In the entries that follow, count each line containing "this" and state the total, nothing more.

> EXERCISE INPUT:
■ ■ ■ ■ ■

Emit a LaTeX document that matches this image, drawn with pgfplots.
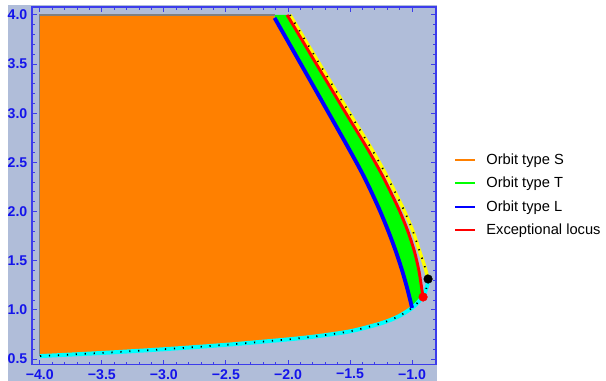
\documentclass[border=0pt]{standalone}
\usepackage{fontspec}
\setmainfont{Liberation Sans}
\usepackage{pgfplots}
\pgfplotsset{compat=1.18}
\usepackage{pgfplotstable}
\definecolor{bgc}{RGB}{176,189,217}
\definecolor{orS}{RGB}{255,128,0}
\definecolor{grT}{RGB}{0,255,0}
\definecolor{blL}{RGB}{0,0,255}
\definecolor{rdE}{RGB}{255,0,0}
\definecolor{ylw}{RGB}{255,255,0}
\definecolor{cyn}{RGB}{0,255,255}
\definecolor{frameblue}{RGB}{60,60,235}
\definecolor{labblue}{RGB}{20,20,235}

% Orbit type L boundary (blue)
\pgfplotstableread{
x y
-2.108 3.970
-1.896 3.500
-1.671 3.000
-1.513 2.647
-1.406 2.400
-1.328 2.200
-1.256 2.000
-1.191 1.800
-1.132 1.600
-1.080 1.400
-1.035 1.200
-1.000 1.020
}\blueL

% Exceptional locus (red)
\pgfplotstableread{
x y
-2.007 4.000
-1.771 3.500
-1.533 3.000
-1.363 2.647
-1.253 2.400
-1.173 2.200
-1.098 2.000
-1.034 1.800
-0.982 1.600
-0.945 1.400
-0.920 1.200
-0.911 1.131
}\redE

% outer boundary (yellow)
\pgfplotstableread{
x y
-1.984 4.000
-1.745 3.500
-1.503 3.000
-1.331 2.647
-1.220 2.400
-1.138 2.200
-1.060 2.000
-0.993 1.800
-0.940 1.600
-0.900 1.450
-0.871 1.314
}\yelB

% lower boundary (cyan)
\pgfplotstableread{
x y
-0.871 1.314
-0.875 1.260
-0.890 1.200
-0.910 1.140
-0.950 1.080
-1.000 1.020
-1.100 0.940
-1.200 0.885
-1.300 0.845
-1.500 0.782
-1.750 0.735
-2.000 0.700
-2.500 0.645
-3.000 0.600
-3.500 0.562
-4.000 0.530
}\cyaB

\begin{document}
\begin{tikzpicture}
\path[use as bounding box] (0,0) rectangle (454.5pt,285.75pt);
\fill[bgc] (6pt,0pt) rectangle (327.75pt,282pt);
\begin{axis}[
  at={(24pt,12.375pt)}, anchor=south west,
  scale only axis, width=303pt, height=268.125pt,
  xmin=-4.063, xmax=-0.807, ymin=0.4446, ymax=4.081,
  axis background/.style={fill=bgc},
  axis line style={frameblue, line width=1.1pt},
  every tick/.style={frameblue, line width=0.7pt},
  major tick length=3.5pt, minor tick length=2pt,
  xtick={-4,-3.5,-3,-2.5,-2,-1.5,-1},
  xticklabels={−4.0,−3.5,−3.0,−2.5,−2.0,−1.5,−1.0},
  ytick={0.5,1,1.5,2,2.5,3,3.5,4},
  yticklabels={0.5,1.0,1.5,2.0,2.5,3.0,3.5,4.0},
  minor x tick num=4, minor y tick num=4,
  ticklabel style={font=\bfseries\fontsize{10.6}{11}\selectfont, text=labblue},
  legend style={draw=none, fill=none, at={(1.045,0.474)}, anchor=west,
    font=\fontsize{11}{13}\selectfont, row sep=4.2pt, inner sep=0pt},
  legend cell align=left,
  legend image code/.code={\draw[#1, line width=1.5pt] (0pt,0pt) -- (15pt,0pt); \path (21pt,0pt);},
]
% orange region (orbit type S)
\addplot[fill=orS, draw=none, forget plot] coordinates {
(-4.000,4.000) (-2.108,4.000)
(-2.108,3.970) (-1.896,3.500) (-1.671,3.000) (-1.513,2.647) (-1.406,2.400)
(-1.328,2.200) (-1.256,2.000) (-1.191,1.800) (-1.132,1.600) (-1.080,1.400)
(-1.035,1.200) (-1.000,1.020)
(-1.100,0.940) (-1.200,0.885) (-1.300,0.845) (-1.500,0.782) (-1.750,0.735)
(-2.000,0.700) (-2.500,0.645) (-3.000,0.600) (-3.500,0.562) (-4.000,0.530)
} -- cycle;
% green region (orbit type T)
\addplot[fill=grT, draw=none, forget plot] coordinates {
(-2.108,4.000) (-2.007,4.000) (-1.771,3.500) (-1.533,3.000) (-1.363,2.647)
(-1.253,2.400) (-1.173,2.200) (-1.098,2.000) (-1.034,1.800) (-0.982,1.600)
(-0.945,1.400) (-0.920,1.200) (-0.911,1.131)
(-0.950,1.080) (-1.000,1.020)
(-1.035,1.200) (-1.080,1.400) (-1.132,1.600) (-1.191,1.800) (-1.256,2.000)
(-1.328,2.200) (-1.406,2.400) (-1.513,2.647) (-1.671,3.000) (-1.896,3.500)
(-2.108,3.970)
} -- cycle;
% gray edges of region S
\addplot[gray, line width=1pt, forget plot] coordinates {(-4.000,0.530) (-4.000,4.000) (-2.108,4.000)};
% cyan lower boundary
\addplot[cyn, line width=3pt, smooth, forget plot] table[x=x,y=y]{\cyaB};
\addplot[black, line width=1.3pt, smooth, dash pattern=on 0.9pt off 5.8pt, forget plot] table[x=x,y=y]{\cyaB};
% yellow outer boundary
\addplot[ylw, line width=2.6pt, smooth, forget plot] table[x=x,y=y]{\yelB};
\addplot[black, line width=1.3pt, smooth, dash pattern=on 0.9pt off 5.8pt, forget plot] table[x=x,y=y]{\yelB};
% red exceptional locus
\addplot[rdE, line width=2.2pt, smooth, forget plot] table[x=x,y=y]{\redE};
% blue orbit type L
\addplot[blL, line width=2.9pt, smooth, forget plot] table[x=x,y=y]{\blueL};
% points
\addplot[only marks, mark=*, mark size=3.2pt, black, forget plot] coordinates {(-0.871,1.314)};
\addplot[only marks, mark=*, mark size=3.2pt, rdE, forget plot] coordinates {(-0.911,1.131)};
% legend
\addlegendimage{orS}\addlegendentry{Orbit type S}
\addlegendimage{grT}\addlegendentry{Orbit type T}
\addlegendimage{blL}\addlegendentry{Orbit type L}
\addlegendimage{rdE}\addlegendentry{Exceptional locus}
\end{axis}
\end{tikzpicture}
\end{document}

■ ■ ■ ■ ■

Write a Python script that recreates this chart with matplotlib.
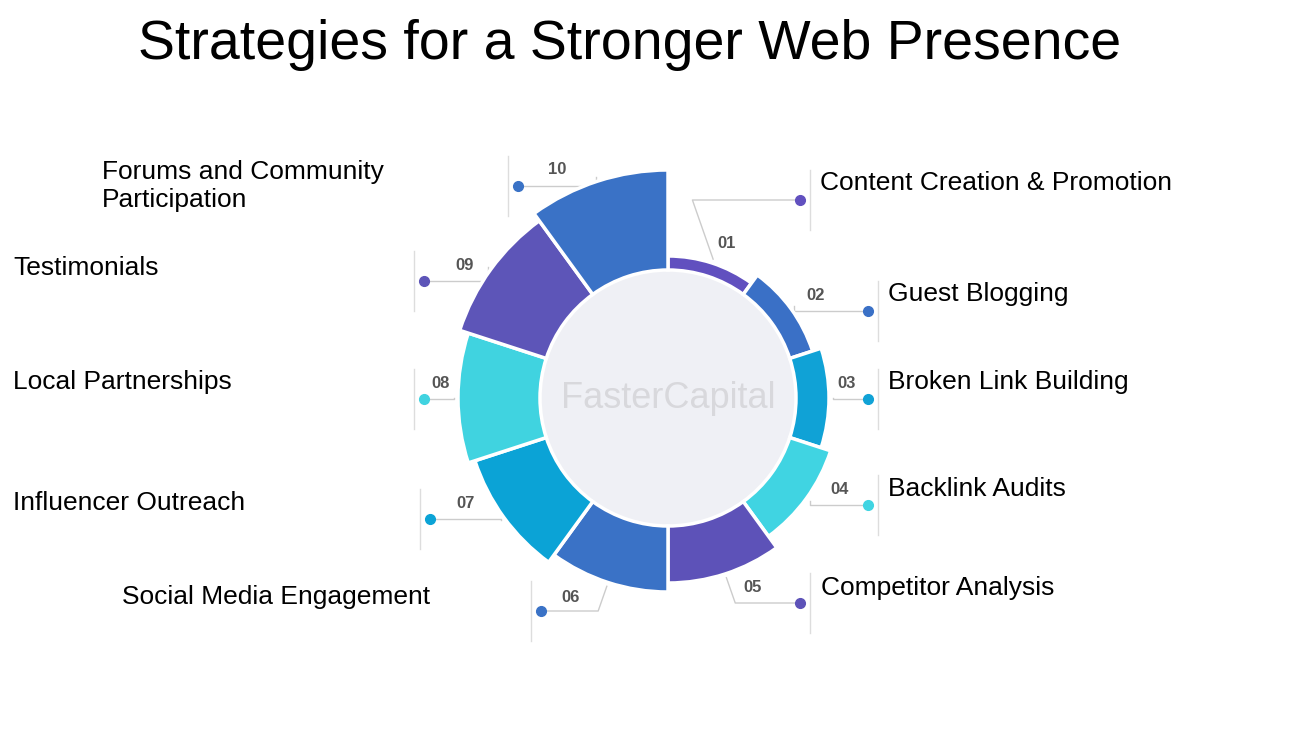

■ ■ ■ ■ ■

> EXERCISE ANSWER:
2